Gogi Saroj Pal’s Being a Woman series focus on her concern of the place women have in society. In this evocative painting, the women has been rendered in a likeness of Christ’s crucifixion, but without a cross. The outstretched hands, the slight slumping of the head and the way in which the legs seem pinned together are reminiscent of Christ’s torment. ‘There is so much celebration of pain, we are reminded of how much he suffered on our account.’ the artist said, ‘but what of the anguish of women.’ Gogi Saroj Pal finds it ironic that people shed tears on Christ’s suffering, but are unmoved by our overlooking of sorrows of the women in their own surroundings- whether mother, sister, wife, partner, friend or daughter. This painted sisterhood of grief gives this work a powerful poignancy.

===Tribute to Dr. Rahat Indori ===
Gogi Saroj Pal was one of the 9 select artists who paid their tribute to Dr. Rahat Indori by creating painting inspired by his Ghazals. Gogi Saraoj Pal created painting on the famous ghazal – Jitne Apne The, Sab Paray The. The Ghazal was composed by Aashran Mahajan as part of tribute. Dr.
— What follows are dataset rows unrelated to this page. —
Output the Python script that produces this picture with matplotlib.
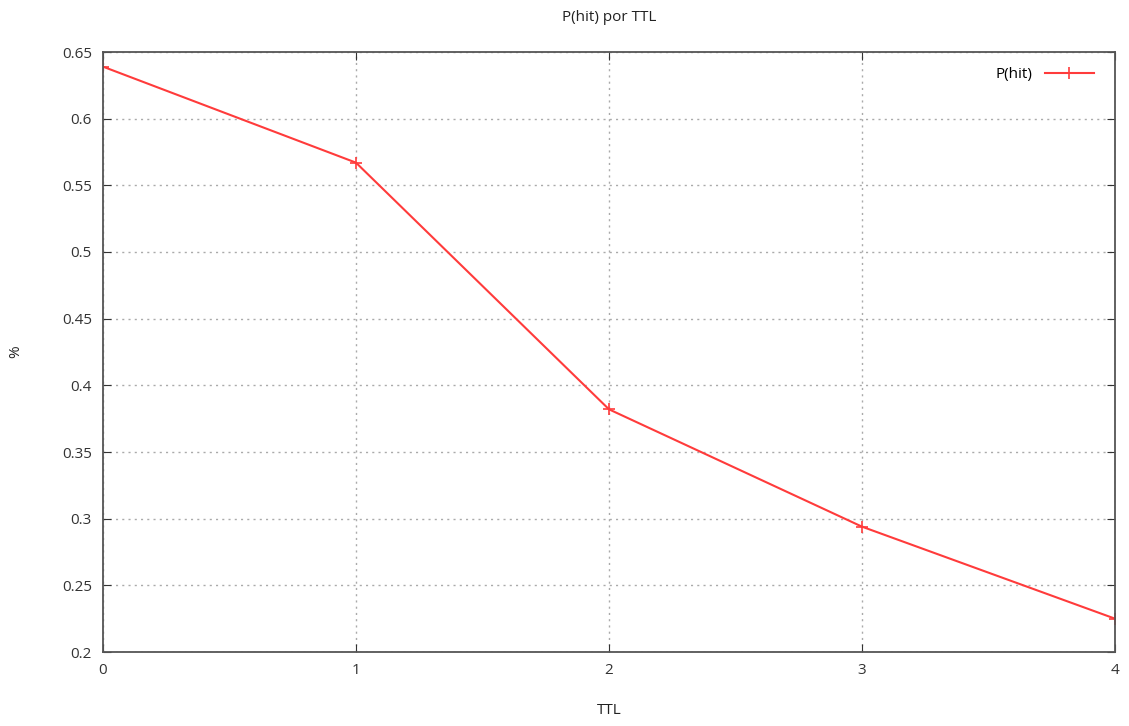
import matplotlib
matplotlib.use("Agg")
import matplotlib.pyplot as plt

ttl = [0, 1, 2, 3, 4]
p_hit = [0.639, 0.567, 0.382, 0.294, 0.225]
xticks = [0, 1, 2, 3, 4]
yticks = [0.2, 0.25, 0.3, 0.35, 0.4, 0.45, 0.5, 0.55, 0.6, 0.65]
ytick_labels = ["0.2", "0.25", "0.3", "0.35", "0.4", "0.45", "0.5", "0.55", "0.6", "0.65"]

plt.rcParams['font.family'] = ['Open Sans', 'DejaVu Sans']
fig = plt.figure(figsize=(11.29, 7.26), dpi=100)
ax = fig.add_axes([103/1129, 74/726, (1115-103)/1129, (652-52)/726])

ax.plot(ttl, p_hit, color='#ff3b3b', lw=1.5, marker='+', ms=8, mew=1.2, label='P(hit)')

ax.set_xlim(0, 4)
ax.set_ylim(0.2, 0.65)
ax.set_xticks(xticks)
ax.set_yticks(yticks)
ax.set_yticklabels(ytick_labels)
ax.tick_params(direction='in', top=True, right=True, length=6, labelsize=11, colors='#333333', pad=8)
ax.grid(True, linestyle=(0, (1.5, 3)), color='#aaaaaa', lw=1)
for s in ax.spines.values():
    s.set_color('#555555')
    s.set_linewidth(1.3)

ax.set_title('P(hit) por TTL', fontsize=11, color='#222222', pad=22)
ax.set_xlabel('TTL', fontsize=11, color='#222222', labelpad=18)
ax.set_ylabel('%', fontsize=11, color='#222222', labelpad=28)

leg = ax.legend(loc='upper right', bbox_to_anchor=(0.994, 1.0), frameon=False, fontsize=11,
                markerfirst=False, handlelength=3.2, borderaxespad=0.6)

fig.savefig('out.png', dpi=100)
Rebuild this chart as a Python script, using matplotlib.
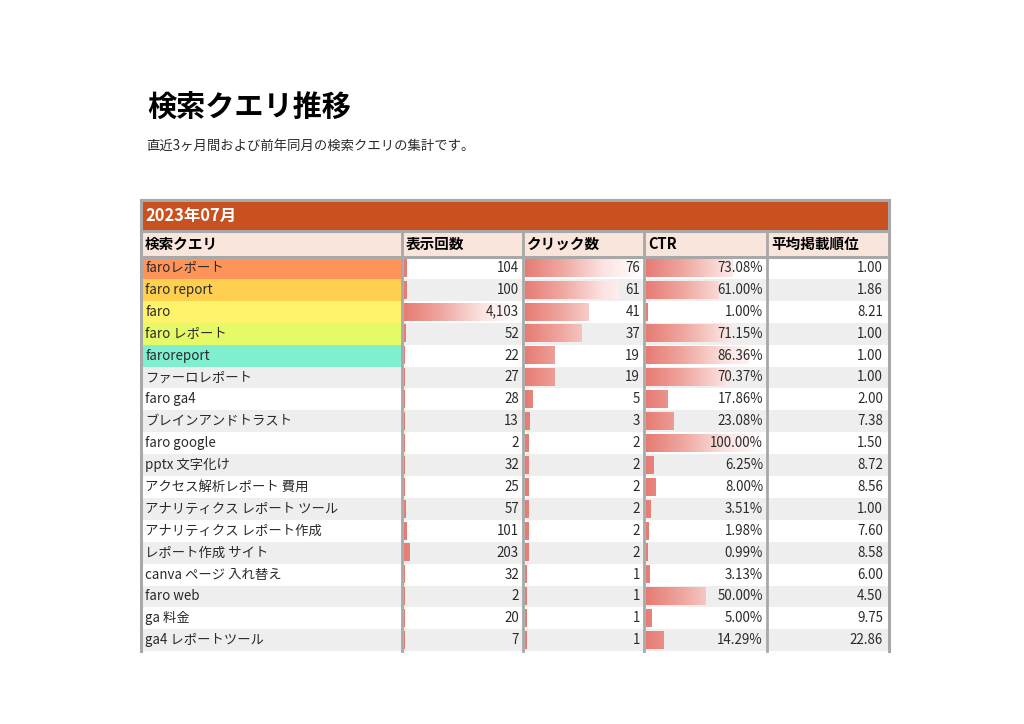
import numpy as np
import matplotlib
matplotlib.use("Agg")
import matplotlib.pyplot as plt
from matplotlib.patches import Rectangle
from matplotlib.colors import LinearSegmentedColormap

plt.rcParams['font.family'] = ['Noto Sans CJK JP', 'DejaVu Sans']

# %% データ
title = "検索クエリ推移"
subtitle = "直近3ヶ月間および前年同月の検索クエリの集計です。"
month_label = "2023年07月"
columns = ["検索クエリ", "表示回数", "クリック数", "CTR", "平均掲載順位"]

queries = ["faroレポート", "faro report", "faro", "faro レポート", "faroreport",
           "ファーロレポート", "faro ga4", "ブレインアンドトラスト", "faro google",
           "pptx 文字化け", "アクセス解析レポート 費用", "アナリティクス レポート ツール",
           "アナリティクス レポート作成", "レポート作成 サイト", "canva ページ 入れ替え",
           "faro web", "ga 料金", "ga4 レポートツール"]
impressions = [104, 100, 4103, 52, 22, 27, 28, 13, 2, 32, 25, 57, 101, 203, 32, 2, 20, 7]
clicks = [76, 61, 41, 37, 19, 19, 5, 3, 2, 2, 2, 2, 2, 2, 1, 1, 1, 1]
ctr = [73.08, 61.00, 1.00, 71.15, 86.36, 70.37, 17.86, 23.08, 100.00, 6.25,
       8.00, 3.51, 1.98, 0.99, 3.13, 50.00, 5.00, 14.29]
position = [1.00, 1.86, 8.21, 1.00, 1.00, 1.00, 2.00, 7.38, 1.50, 8.72,
            8.56, 1.00, 7.60, 8.58, 6.00, 4.50, 9.75, 22.86]

top_colors = ["#ff945a", "#ffd04f", "#fff36c", "#e6fa68", "#80efd0"]

# %% レイアウト (ピクセル)
W, H = 1024, 724
fig = plt.figure(figsize=(W / 100, H / 100), dpi=100)
ax = fig.add_axes([0, 0, 1, 1])
ax.set_xlim(0, W)
ax.set_ylim(H, 0)
ax.axis("off")

col_x = [141, 402, 523, 644, 767, 889]
band_top, band_bot = 200, 231
head_bot = 257
row_h = 21.9
n = len(queries)
table_bot = head_bot + n * row_h
border = "#a8a8a8"
txt = "#2a2a2a"

ax.text(147, 107, title, fontsize=21, fontweight="bold", va="center", ha="left")
ax.text(146, 146, subtitle, fontsize=9.6, va="center", ha="left", color=txt)

# 月の帯
ax.add_patch(Rectangle((col_x[0], band_top), col_x[-1] - col_x[0], band_bot - band_top,
                       facecolor="#c8511f", edgecolor="none"))
ax.text(145, 216, month_label, fontsize=11.8, fontweight="bold", color="white", va="center")

# ヘッダー
ax.add_patch(Rectangle((col_x[0], band_bot), col_x[-1] - col_x[0], head_bot - band_bot,
                       facecolor="#fae5dc", edgecolor="none"))
for i, c in enumerate(columns):
    ax.text(col_x[i] + 4, 244, c, fontsize=10.5, fontweight="bold", va="center", ha="left")

# 行
for i in range(n):
    y0 = head_bot + i * row_h
    bg = "white" if i % 2 == 0 else "#eeeeee"
    ax.add_patch(Rectangle((col_x[0], y0), col_x[-1] - col_x[0], row_h,
                           facecolor=bg, edgecolor="none"))
    if i < len(top_colors):
        ax.add_patch(Rectangle((col_x[0], y0), col_x[1] - col_x[0], row_h,
                               facecolor=top_colors[i], edgecolor="none"))

# データバー (セル幅に対するグラデーション)
cmap = LinearSegmentedColormap.from_list("bar", ["#e67c73", "#f0aaa4", "#fbe3e1", "#ffffff"])
bar_cols = [(1, impressions), (2, clicks), (3, ctr)]
for ci, vals in bar_cols:
    x0 = col_x[ci] + 2
    x1 = col_x[ci + 1] - 2
    bax = fig.add_axes([x0 / W, 1 - table_bot / H, (x1 - x0) / W, (table_bot - head_bot) / H])
    bax.axis("off")
    bax.patch.set_alpha(0)
    vmax = max(vals)
    for i, v in enumerate(vals):
        grad = np.linspace(0, v / vmax, 200).reshape(1, -1)
        bax.imshow(grad, cmap=cmap, vmin=0, vmax=1, aspect="auto",
                   extent=(0, v, i + 0.9, i + 0.1), interpolation="bilinear")
    bax.set_xlim(0, vmax)
    bax.set_ylim(n, 0)

# テキスト (バーの上に表示)
tax = fig.add_axes([0, 0, 1, 1])
tax.set_xlim(0, W)
tax.set_ylim(H, 0)
tax.axis("off")
tax.patch.set_alpha(0)
fs = 9.6
for i in range(n):
    yc = head_bot + i * row_h + row_h / 2
    tax.text(col_x[0] + 4, yc, queries[i], fontsize=fs, va="center", ha="left", color=txt)
    tax.text(col_x[2] - 4, yc, f"{impressions[i]:,}", fontsize=fs, va="center", ha="right", color=txt)
    tax.text(col_x[3] - 4, yc, f"{clicks[i]:,}", fontsize=fs, va="center", ha="right", color=txt)
    tax.text(col_x[4] - 4, yc, f"{ctr[i]:.2f}%", fontsize=fs, va="center", ha="right", color=txt)
    tax.text(col_x[5] - 6, yc, f"{position[i]:.2f}", fontsize=fs, va="center", ha="right", color=txt)

# 罫線
tax.plot([col_x[0], col_x[-1]], [band_top, band_top], color=border, lw=2.2)
tax.plot([col_x[0], col_x[-1]], [band_bot, band_bot], color=border, lw=2.2)
tax.plot([col_x[0], col_x[-1]], [head_bot, head_bot], color=border, lw=2.2)
tax.plot([col_x[0], col_x[0]], [band_top, table_bot], color=border, lw=2.2)
tax.plot([col_x[-1], col_x[-1]], [band_top, table_bot], color=border, lw=2.2)
for x in col_x[1:-1]:
    tax.plot([x, x], [band_bot, table_bot], color=border, lw=2.0)

fig.savefig("out.png", dpi=100)
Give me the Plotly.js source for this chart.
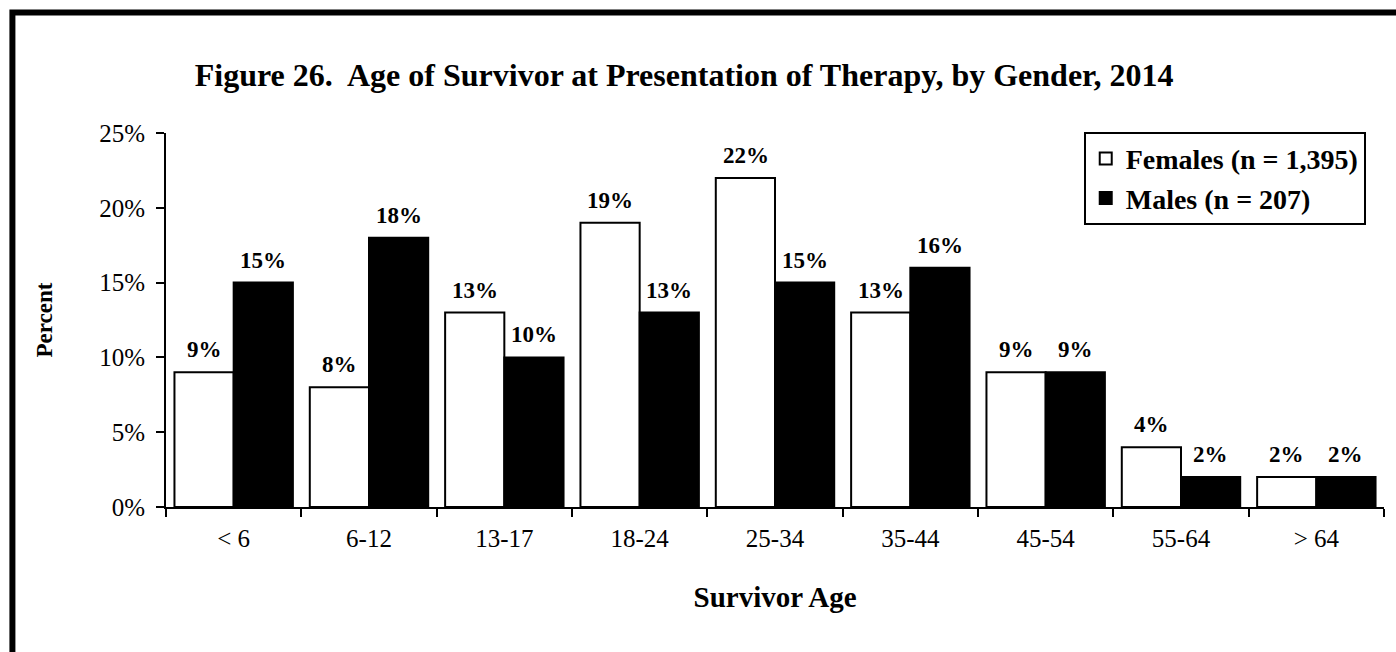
<!DOCTYPE html>
<html>
<head>
<meta charset="utf-8">
<script src="https://cdn.plot.ly/plotly-3.0.1.min.js"></script>
<style>html,body{margin:0;padding:0;background:#fff;}#chart{width:1396px;height:652px;}</style>
</head>
<body>
<div id="chart"></div>
<script>
var categories = ['< 6', '6-12', '13-17', '18-24', '25-34', '35-44', '45-54', '55-64', '> 64'];
var females = [9, 8, 13, 19, 22, 13, 9, 4, 2];
var males = [15, 18, 10, 13, 15, 16, 9, 2, 2];
var femaleName = 'Females (n = 1,395)';
var maleName = 'Males (n = 207)';
var yTicks = [0, 5, 10, 15, 20, 25];

var serif = '"Liberation Serif", "Times New Roman", serif';

var traces = [
  {type: 'bar', name: '<b>' + femaleName + '</b>', x: categories, y: females,
   marker: {color: '#ffffff', line: {color: '#000000', width: 2}}, hoverinfo: 'none'},
  {type: 'bar', name: '<b>' + maleName + '</b>', x: categories, y: males,
   marker: {color: '#000000', line: {color: '#000000', width: 2}}, hoverinfo: 'none'}
];

var annotations = [];
var half = 29.5;
categories.forEach(function (c, i) {
  annotations.push({x: c, y: females[i], xref: 'x', yref: 'y', text: '<b>' + females[i] + '%</b>',
    showarrow: false, yanchor: 'bottom', xshift: -half, yshift: 8, font: {family: serif, size: 23, color: '#000'}});
  annotations.push({x: c, y: males[i], xref: 'x', yref: 'y', text: '<b>' + males[i] + '%</b>',
    showarrow: false, yanchor: 'bottom', xshift: half, yshift: 8, font: {family: serif, size: 23, color: '#000'}});
});

var layout = {
  width: 1396, height: 652,
  margin: {l: 166, r: 12, t: 133, b: 145},
  paper_bgcolor: '#ffffff', plot_bgcolor: '#ffffff',
  barmode: 'group', bargap: 0.125, bargroupgap: 0,
  font: {family: serif, color: '#000'},
  title: {text: '<b>Figure 26.  Age of Survivor at Presentation of Therapy, by Gender, 2014</b>',
    font: {family: serif, size: 32, color: '#000'}, x: 0.49, xanchor: 'center', y: 0.885, yanchor: 'middle'},
  xaxis: {type: 'category', tickson: 'boundaries', ticks: 'outside', ticklen: 8, tickwidth: 2, tickcolor: '#000',
    showline: true, linecolor: '#000', linewidth: 2, showgrid: false, zeroline: false,
    tickfont: {family: serif, size: 25, color: '#000'}, ticklabelstandoff: 8,
    title: {text: '<b>Survivor Age</b>', font: {family: serif, size: 29, color: '#000'}, standoff: 36}},
  yaxis: {range: [0, 25], tickvals: yTicks, ticktext: yTicks.map(function (v) { return v + '%'; }),
    ticks: 'outside', ticklen: 8, tickwidth: 2, tickcolor: '#000',
    showline: true, linecolor: '#000', linewidth: 2, showgrid: false, zeroline: false,
    tickfont: {family: serif, size: 25, color: '#000'}, ticklabelstandoff: 6,
    title: {text: '<b>Percent</b>', font: {family: serif, size: 23, color: '#000'}, standoff: 40}},
  showlegend: true,
  legend: {x: 0.985, xanchor: 'right', y: 1.003, yanchor: 'top', bgcolor: '#fff',
    bordercolor: '#000', borderwidth: 2, font: {family: serif, size: 28, color: '#000'},
    itemwidth: 30, tracegroupgap: 0},
  annotations: annotations,
  shapes: [{type: 'rect', xref: 'paper', yref: 'paper', x0: -0.1261, x1: 1.05, y0: -0.45, y1: 1.3222,
    line: {color: '#000', width: 6}, fillcolor: 'rgba(0,0,0,0)', layer: 'above'}]
};

Plotly.newPlot('chart', traces, layout, {displayModeBar: false, staticPlot: true});
</script>
</body>
</html>
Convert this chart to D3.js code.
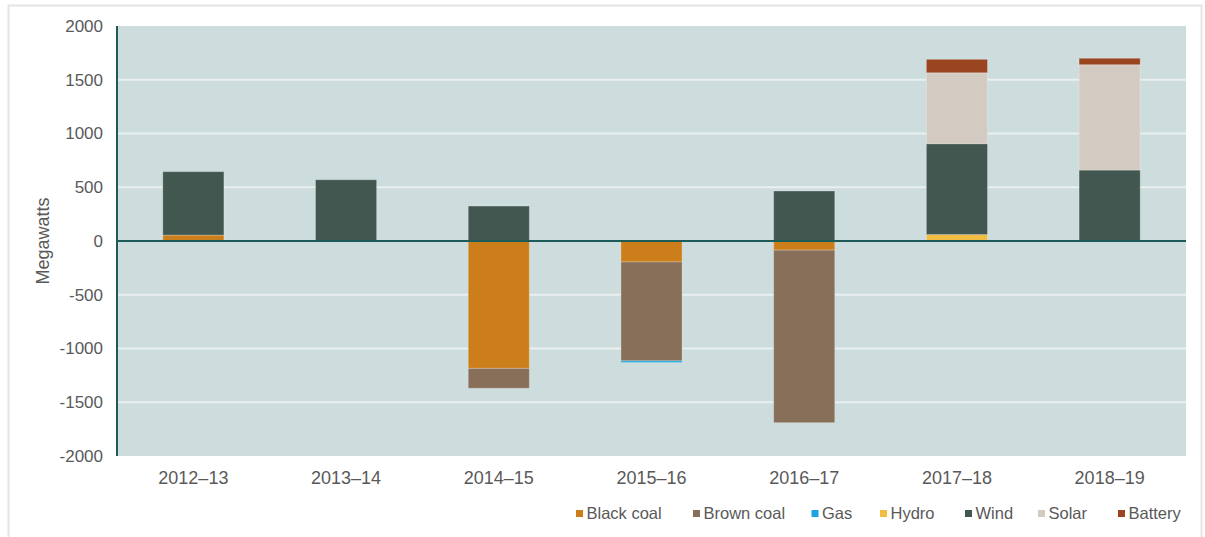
<!DOCTYPE html>
<html>
<head>
<meta charset="utf-8">
<script src="https://cdn.jsdelivr.net/npm/d3@7/dist/d3.min.js"></script>
<style>
  html, body { margin: 0; padding: 0; background: #ffffff; }
  svg { display: block; font-family: "Liberation Sans", Arial, sans-serif; }
</style>
</head>
<body>
<svg id="chart" width="1205" height="537"></svg>
<script>
// Financial years shown on the x axis
const years = ["2012–13", "2013–14", "2014–15", "2015–16", "2016–17", "2017–18", "2018–19"];

// Net change in capacity by fuel type (MW)
const blackCoal = [55, 0, -1185, -195, -85, 0, 0];
const brownCoal = [0, 0, -185, -920, -1605, 0, 0];
const gas       = [0, 0, 0, -15, 0, 0, 0];
const hydro     = [0, 0, 0, 0, 0, 60, 0];
const wind      = [590, 570, 325, 0, 465, 845, 660];
const solar     = [0, 0, 0, 0, 0, 660, 980];
const battery   = [0, 0, 0, 0, 0, 125, 60];

const seriesNames = ["Black coal", "Brown coal", "Gas", "Hydro", "Wind", "Solar", "Battery"];
const seriesValues = [blackCoal, brownCoal, gas, hydro, wind, solar, battery];
const seriesColors = ["#CC7E1B", "#876F59", "#1AA3E0", "#F1BD42", "#41574F", "#D3CBC1", "#9B4420"];

const yTicks = [-2000, -1500, -1000, -500, 0, 500, 1000, 1500, 2000];

const svg = d3.select("#chart");
const plot = { left: 117, right: 1186, top: 26, bottom: 456 };

// outer frame
svg.append("rect")
  .attr("x", 8.5).attr("y", 5.5)
  .attr("width", 1193).attr("height", 540)
  .attr("fill", "#ffffff")
  .attr("stroke", "#e4e4e4").attr("stroke-width", 2);

const x = d3.scaleBand()
  .domain(years)
  .range([plot.left, plot.right])
  .paddingInner(0.6)
  .paddingOuter(0.3);

const y = d3.scaleLinear()
  .domain([-2000, 2000])
  .range([plot.bottom, plot.top]);

// plot background
svg.append("rect")
  .attr("x", plot.left).attr("y", plot.top)
  .attr("width", plot.right - plot.left)
  .attr("height", plot.bottom - plot.top)
  .attr("fill", "#CDDCDD");

// horizontal gridlines
svg.append("g")
  .selectAll("line")
  .data(yTicks.filter(t => t !== 0 && t !== 2000 && t !== -2000))
  .join("line")
  .attr("x1", plot.left).attr("x2", plot.right)
  .attr("y1", d => y(d)).attr("y2", d => y(d))
  .attr("stroke", "#EAEFEF").attr("stroke-width", 2);

// stacked bars, positives above zero and negatives below
const rows = years.map((yr, i) => {
  const r = { year: yr };
  seriesNames.forEach((n, k) => { r[n] = seriesValues[k][i]; });
  return r;
});
const stacked = d3.stack()
  .keys(seriesNames)
  .offset(d3.stackOffsetDiverging)(rows);

svg.append("g")
  .selectAll("g")
  .data(stacked)
  .join("g")
  .attr("fill", (d, i) => seriesColors[i])
  .selectAll("rect")
  .data(d => d.filter(s => s[1] - s[0] !== 0))
  .join("rect")
  .attr("x", d => x(d.data.year))
  .attr("width", x.bandwidth())
  .attr("y", d => y(Math.max(d[0], d[1])))
  .attr("height", d => Math.abs(y(d[0]) - y(d[1])))
  .attr("stroke", "rgba(255,255,255,0.25)")
  .attr("stroke-width", 1);

// zero line and y axis line
svg.append("line")
  .attr("x1", plot.left).attr("x2", plot.right)
  .attr("y1", y(0)).attr("y2", y(0))
  .attr("stroke", "#1D5B58").attr("stroke-width", 2);
svg.append("line")
  .attr("x1", plot.left).attr("x2", plot.left)
  .attr("y1", plot.top).attr("y2", plot.bottom)
  .attr("stroke", "#1D5B58").attr("stroke-width", 2);

// y axis tick labels
const yAxis = d3.axisLeft(y)
  .tickValues(yTicks)
  .tickFormat(d => String(d))
  .tickSize(0)
  .tickPadding(14);
const gy = svg.append("g")
  .attr("transform", `translate(${plot.left},0)`)
  .call(yAxis);
gy.select(".domain").remove();
gy.selectAll("text")
  .attr("fill", "#595959")
  .style("font-size", "17px");

// x axis labels
const xAxis = d3.axisBottom(x).tickSize(0).tickPadding(15);
const gx = svg.append("g")
  .attr("transform", `translate(0,${plot.bottom})`)
  .call(xAxis);
gx.select(".domain").remove();
gx.selectAll("text")
  .attr("fill", "#595959")
  .style("font-size", "18px");

// y axis title
svg.append("text")
  .attr("transform", `translate(49,${y(0)}) rotate(-90)`)
  .attr("text-anchor", "middle")
  .attr("fill", "#595959")
  .style("font-size", "18px")
  .text("Megawatts");

// legend
const legendX = [576, 693, 811.5, 880, 965, 1038, 1118];
const legend = svg.append("g").attr("transform", "translate(0,513.5)");
const items = legend.selectAll("g")
  .data(seriesNames)
  .join("g")
  .attr("transform", (d, i) => `translate(${legendX[i]},0)`);
items.append("rect")
  .attr("x", 0).attr("y", -3.5)
  .attr("width", 7).attr("height", 7)
  .attr("fill", (d, i) => seriesColors[i]);
items.append("text")
  .attr("x", 10.5).attr("y", 0)
  .attr("dy", "0.35em")
  .attr("fill", "#595959")
  .style("font-size", "16.5px")
  .text(d => d);
</script>
</body>
</html>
Rahat Indori – Ek Alag Pehchaen – A Tribute by Indie Musicians & Artists.

== Awards and honours ==
- 1978, 1979, 1981 – Group 8 Medals at All India Graphic Prints Exhibition, Chandigarh and New Delhi
- 1980 – Sanskriti Award, New Delhi
- 1981–1982 – Fellowship of Lalit Kala Akademi, Garhi Artists' Studios, New Delhi
- 1986–1988 – Fellowship, Department of Culture, New Delhi
- 1987 – Jury's commendation. certificate in the First International Biennial of Plastic Arts, Algeria
- 1990 – National Award, Lalit Kala Akademi, New Delhi
- 1995 – 12th Cleveland International Drawing Biennial, Middlesbrough, U.K.